Aim of the task
Only the pictures are to be left out; set down the rest of the records exactly.

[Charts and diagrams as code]

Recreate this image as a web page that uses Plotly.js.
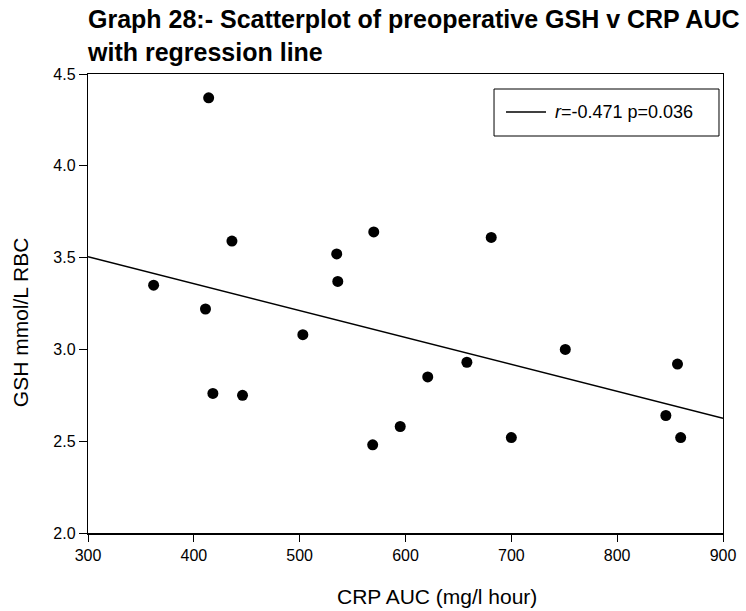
<!DOCTYPE html>
<html>
<head>
<meta charset="utf-8">
<script src="https://cdn.plot.ly/plotly-3.0.1.min.js"></script>
<style>html,body{margin:0;padding:0;background:#fff;}#chart{width:746px;height:611px;}</style>
</head>
<body>
<div id="chart"></div>
<script>
// CRP AUC (mg/l hour)
var crpAUC = [362, 411, 414, 418, 436, 446, 503, 535, 536, 570, 569, 595, 621, 658, 681, 700, 751, 846, 857, 860];
// GSH mmol/L RBC
var gsh = [3.35, 3.22, 4.37, 2.76, 3.59, 2.75, 3.08, 3.52, 3.37, 3.64, 2.48, 2.58, 2.85, 2.93, 3.61, 2.52, 3.00, 2.64, 2.92, 2.52];
// regression line endpoints
var regX = [300, 900];
var regY = [3.505, 2.625];
var xTicks = [300, 400, 500, 600, 700, 800, 900];
var yTicks = [2.0, 2.5, 3.0, 3.5, 4.0, 4.5];
var titleText = 'Graph 28:- Scatterplot of preoperative GSH v CRP AUC<br>with regression line';
var xTitle = 'CRP AUC (mg/l hour)';
var yTitle = 'GSH mmol/L RBC';
var legendText = '<i>r</i>=-0.471 p=0.036';

var font = 'Liberation Sans, Arial, sans-serif';

var traces = [
  {
    x: crpAUC, y: gsh, type: 'scatter', mode: 'markers',
    marker: {color: '#000', size: 11},
    showlegend: false, cliponaxis: false
  },
  {
    x: regX, y: regY, type: 'scatter', mode: 'lines',
    line: {color: '#000', width: 1.5},
    name: legendText, showlegend: false
  }
];

var layout = {
  width: 746, height: 611,
  margin: {l: 88, r: 23, t: 74, b: 78},
  paper_bgcolor: '#fff', plot_bgcolor: '#fff',
  font: {family: font, color: '#000'},
  showlegend: false,
  annotations: [
    {text: '<b>' + titleText + '</b>', xref: 'paper', yref: 'paper', x: 0, y: 1.084,
     xanchor: 'left', yanchor: 'middle', align: 'left', showarrow: false, xshift: -3,
     font: {family: font, size: 25, color: '#000'}},
    {text: xTitle, xref: 'paper', yref: 'paper', x: 0.55, y: -0.139,
     xanchor: 'center', yanchor: 'middle', showarrow: false,
     font: {family: font, size: 21, color: '#000'}},
    {text: yTitle, xref: 'paper', yref: 'paper', x: -0.105, y: 0.46,
     xanchor: 'center', yanchor: 'middle', showarrow: false, textangle: -90,
     font: {family: font, size: 21, color: '#000'}},
    {text: legendText, xref: 'paper', yref: 'paper', x: 0.7323, y: 0.9172,
     xanchor: 'left', yanchor: 'middle', showarrow: false,
     font: {family: font, size: 18, color: '#000'}}
  ],
  shapes: [
    {type: 'rect', xref: 'paper', yref: 'paper', x0: 0.6394, x1: 0.9937, y0: 0.8649, y1: 0.9673,
     line: {color: '#000', width: 1}, fillcolor: '#fff', layer: 'above'},
    {type: 'line', xref: 'paper', yref: 'paper', x0: 0.6583, x1: 0.7213, y0: 0.9172, y1: 0.9172,
     line: {color: '#000', width: 1.5}, layer: 'above'}
  ],
  xaxis: {
    range: [300, 900], tickmode: 'array', tickvals: xTicks,
    ticks: 'outside', ticklen: 7, tickwidth: 1, tickcolor: '#000',
    showline: true, linecolor: '#000', linewidth: 1.5, mirror: true,
    showgrid: false, zeroline: false,
    tickfont: {family: font, size: 16, color: '#000'}
  },
  yaxis: {
    range: [2.0, 4.5], tickmode: 'array', tickvals: yTicks,
    tickformat: '.1f',
    ticks: 'outside', ticklen: 8, tickwidth: 1, tickcolor: '#000',
    showline: true, linecolor: '#000', linewidth: 1.2, mirror: true,
    showgrid: false, zeroline: false,
    tickfont: {family: font, size: 16, color: '#000'}
  }
};

Plotly.newPlot('chart', traces, layout, {displayModeBar: false, staticPlot: true});
</script>
</body>
</html>
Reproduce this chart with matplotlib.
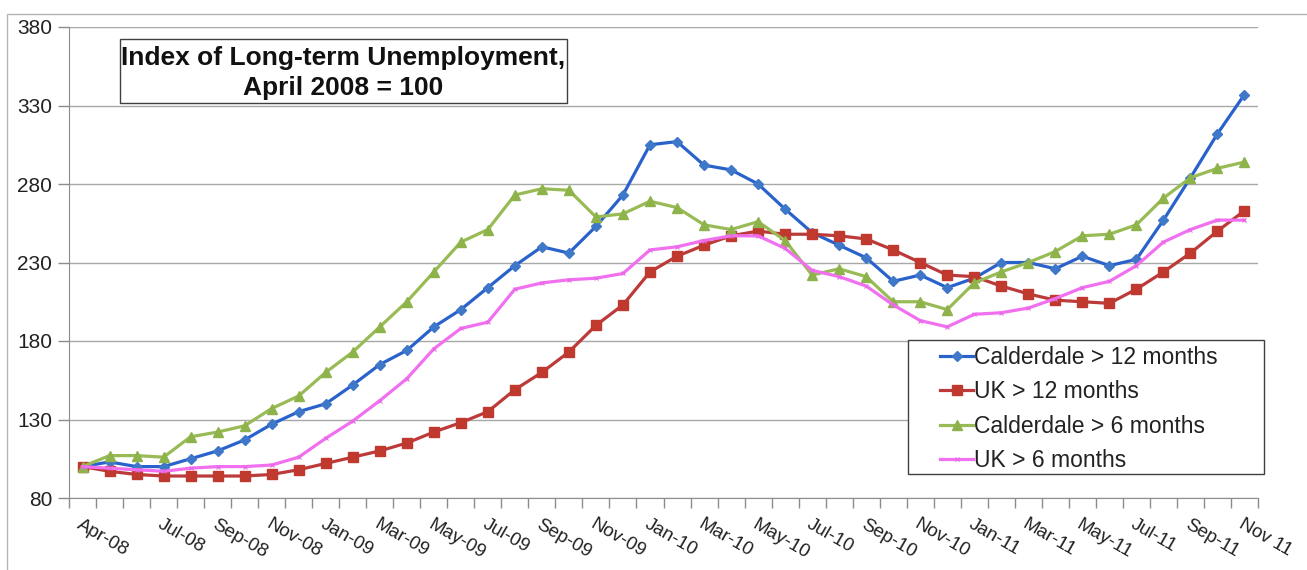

Final answer
Recreate this image as a web page that uses Plotly.js.
<!DOCTYPE html>
<html>
<head>
<meta charset="utf-8">
<script src="https://cdn.plot.ly/plotly-3.0.1.min.js"></script>
<style>html,body{margin:0;padding:0;background:#fff;}#chart{width:746px;height:611px;}</style>
</head>
<body>
<div id="chart"></div>
<script>
// CRP AUC (mg/l hour)
var crpAUC = [362, 411, 414, 418, 436, 446, 503, 535, 536, 570, 569, 595, 621, 658, 681, 700, 751, 846, 857, 860];
// GSH mmol/L RBC
var gsh = [3.35, 3.22, 4.37, 2.76, 3.59, 2.75, 3.08, 3.52, 3.37, 3.64, 2.48, 2.58, 2.85, 2.93, 3.61, 2.52, 3.00, 2.64, 2.92, 2.52];
// regression line endpoints
var regX = [300, 900];
var regY = [3.505, 2.625];
var xTicks = [300, 400, 500, 600, 700, 800, 900];
var yTicks = [2.0, 2.5, 3.0, 3.5, 4.0, 4.5];
var titleText = 'Graph 28:- Scatterplot of preoperative GSH v CRP AUC<br>with regression line';
var xTitle = 'CRP AUC (mg/l hour)';
var yTitle = 'GSH mmol/L RBC';
var legendText = '<i>r</i>=-0.471 p=0.036';

var font = 'Liberation Sans, Arial, sans-serif';

var traces = [
  {
    x: crpAUC, y: gsh, type: 'scatter', mode: 'markers',
    marker: {color: '#000', size: 11},
    showlegend: false, cliponaxis: false
  },
  {
    x: regX, y: regY, type: 'scatter', mode: 'lines',
    line: {color: '#000', width: 1.5},
    name: legendText, showlegend: false
  }
];

var layout = {
  width: 746, height: 611,
  margin: {l: 88, r: 23, t: 74, b: 78},
  paper_bgcolor: '#fff', plot_bgcolor: '#fff',
  font: {family: font, color: '#000'},
  showlegend: false,
  annotations: [
    {text: '<b>' + titleText + '</b>', xref: 'paper', yref: 'paper', x: 0, y: 1.084,
     xanchor: 'left', yanchor: 'middle', align: 'left', showarrow: false, xshift: -3,
     font: {family: font, size: 25, color: '#000'}},
    {text: xTitle, xref: 'paper', yref: 'paper', x: 0.55, y: -0.139,
     xanchor: 'center', yanchor: 'middle', showarrow: false,
     font: {family: font, size: 21, color: '#000'}},
    {text: yTitle, xref: 'paper', yref: 'paper', x: -0.105, y: 0.46,
     xanchor: 'center', yanchor: 'middle', showarrow: false, textangle: -90,
     font: {family: font, size: 21, color: '#000'}},
    {text: legendText, xref: 'paper', yref: 'paper', x: 0.7323, y: 0.9172,
     xanchor: 'left', yanchor: 'middle', showarrow: false,
     font: {family: font, size: 18, color: '#000'}}
  ],
  shapes: [
    {type: 'rect', xref: 'paper', yref: 'paper', x0: 0.6394, x1: 0.9937, y0: 0.8649, y1: 0.9673,
     line: {color: '#000', width: 1}, fillcolor: '#fff', layer: 'above'},
    {type: 'line', xref: 'paper', yref: 'paper', x0: 0.6583, x1: 0.7213, y0: 0.9172, y1: 0.9172,
     line: {color: '#000', width: 1.5}, layer: 'above'}
  ],
  xaxis: {
    range: [300, 900], tickmode: 'array', tickvals: xTicks,
    ticks: 'outside', ticklen: 7, tickwidth: 1, tickcolor: '#000',
    showline: true, linecolor: '#000', linewidth: 1.5, mirror: true,
    showgrid: false, zeroline: false,
    tickfont: {family: font, size: 16, color: '#000'}
  },
  yaxis: {
    range: [2.0, 4.5], tickmode: 'array', tickvals: yTicks,
    tickformat: '.1f',
    ticks: 'outside', ticklen: 8, tickwidth: 1, tickcolor: '#000',
    showline: true, linecolor: '#000', linewidth: 1.2, mirror: true,
    showgrid: false, zeroline: false,
    tickfont: {family: font, size: 16, color: '#000'}
  }
};

Plotly.newPlot('chart', traces, layout, {displayModeBar: false, staticPlot: true});
</script>
</body>
</html>
Reproduce this chart with matplotlib.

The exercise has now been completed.